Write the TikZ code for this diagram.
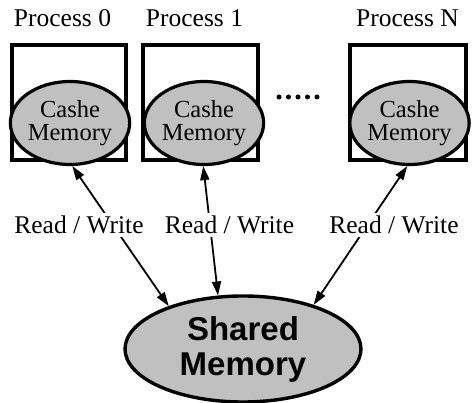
\documentclass[tikz,border=0pt]{standalone}
\usepackage{fontspec}
\setmainfont{Liberation Serif}
\newfontfamily\headfont{Liberation Sans}
\usetikzlibrary{shapes.geometric,arrows.meta}
\definecolor{memgray}{RGB}{192,192,192}
\tikzset{
  procbox/.style={draw=black, line width=3.2pt},
  cachemem/.style={ellipse, draw=black, line width=3.2pt, fill=memgray,
    minimum width=112pt, minimum height=83pt, inner sep=0pt, align=center,
    font=\fontsize{24.5}{23}\selectfont},
  sharedmem/.style={ellipse, draw=black, line width=3.4pt, fill=memgray,
    minimum width=236pt, minimum height=106pt, inner sep=0pt, align=center,
    font=\headfont\bfseries\fontsize{33}{35}\selectfont},
  proclabel/.style={anchor=base, inner sep=0pt, font=\fontsize{25.5}{28}\selectfont},
  rwlabel/.style={fill=white, inner sep=3pt, font=\fontsize{25.5}{28}\selectfont},
  rwlink/.style={line width=1.8pt, {Triangle[length=14pt,width=9pt]}-{Triangle[length=14pt,width=9pt]}},
  dot/.style={circle, fill=black, inner sep=0pt, minimum size=5pt}
}
\begin{document}
\begin{tikzpicture}[x=1pt,y=-1pt]
\useasboundingbox (0,0) rectangle (472,403);

% process labels
\node[proclabel] (p0) at (62.5,27) {Process 0};
\node[proclabel] (p1) at (194.5,27) {Process 1};
\node[proclabel] (pN) at (407.5,27) {Process N};

% process boxes
\draw[procbox] (12,45) rectangle (126,160);
\draw[procbox] (143,45) rectangle (258,160);
\draw[procbox] (350,45) rectangle (466,160);

% cache memories
\node[cachemem] (c0) at (70,123) {Cashe\\Memory};
\node[cachemem] (c1) at (204,123) {Cashe\\Memory};
\node[cachemem] (cN) at (409.5,123) {Cashe\\Memory};

% dots between the processes
\foreach \i [count=\k] in {279,288.5,298,307.5,317}
  \node[dot] (d\k) at (\i,97) {};

% shared memory
\node[sharedmem] (sm) at (243,349) {Shared\\Memory};

% read / write links
\draw[rwlink] (c0.-87) -- (sm.150);
\draw[rwlink] (c1.-91) -- (sm.115);
\draw[rwlink] (cN.-93) -- (sm.32);

\node[rwlabel] (rw0) at (79,225) {Read / Write};
\node[rwlabel] (rw1) at (229.5,225) {Read / Write};
\node[rwlabel] (rwN) at (394,225) {Read / Write};
\end{tikzpicture}
\end{document}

★ ★ ★ ★

* _TASK REQUIREMENTS_:
Write out the material above once more, exactly as it reads, with no pictures.

* _RESULT_:
Write the TikZ code for this diagram.
\documentclass[tikz,border=0pt]{standalone}
\usepackage{fontspec}
\setmainfont{Liberation Serif}
\newfontfamily\headfont{Liberation Sans}
\usetikzlibrary{shapes.geometric,arrows.meta}
\definecolor{memgray}{RGB}{192,192,192}
\tikzset{
  procbox/.style={draw=black, line width=3.2pt},
  cachemem/.style={ellipse, draw=black, line width=3.2pt, fill=memgray,
    minimum width=112pt, minimum height=83pt, inner sep=0pt, align=center,
    font=\fontsize{24.5}{23}\selectfont},
  sharedmem/.style={ellipse, draw=black, line width=3.4pt, fill=memgray,
    minimum width=236pt, minimum height=106pt, inner sep=0pt, align=center,
    font=\headfont\bfseries\fontsize{33}{35}\selectfont},
  proclabel/.style={anchor=base, inner sep=0pt, font=\fontsize{25.5}{28}\selectfont},
  rwlabel/.style={fill=white, inner sep=3pt, font=\fontsize{25.5}{28}\selectfont},
  rwlink/.style={line width=1.8pt, {Triangle[length=14pt,width=9pt]}-{Triangle[length=14pt,width=9pt]}},
  dot/.style={circle, fill=black, inner sep=0pt, minimum size=5pt}
}
\begin{document}
\begin{tikzpicture}[x=1pt,y=-1pt]
\useasboundingbox (0,0) rectangle (472,403);

% process labels
\node[proclabel] (p0) at (62.5,27) {Process 0};
\node[proclabel] (p1) at (194.5,27) {Process 1};
\node[proclabel] (pN) at (407.5,27) {Process N};

% process boxes
\draw[procbox] (12,45) rectangle (126,160);
\draw[procbox] (143,45) rectangle (258,160);
\draw[procbox] (350,45) rectangle (466,160);

% cache memories
\node[cachemem] (c0) at (70,123) {Cashe\\Memory};
\node[cachemem] (c1) at (204,123) {Cashe\\Memory};
\node[cachemem] (cN) at (409.5,123) {Cashe\\Memory};

% dots between the processes
\foreach \i [count=\k] in {279,288.5,298,307.5,317}
  \node[dot] (d\k) at (\i,97) {};

% shared memory
\node[sharedmem] (sm) at (243,349) {Shared\\Memory};

% read / write links
\draw[rwlink] (c0.-87) -- (sm.150);
\draw[rwlink] (c1.-91) -- (sm.115);
\draw[rwlink] (cN.-93) -- (sm.32);

\node[rwlabel] (rw0) at (79,225) {Read / Write};
\node[rwlabel] (rw1) at (229.5,225) {Read / Write};
\node[rwlabel] (rwN) at (394,225) {Read / Write};
\end{tikzpicture}
\end{document}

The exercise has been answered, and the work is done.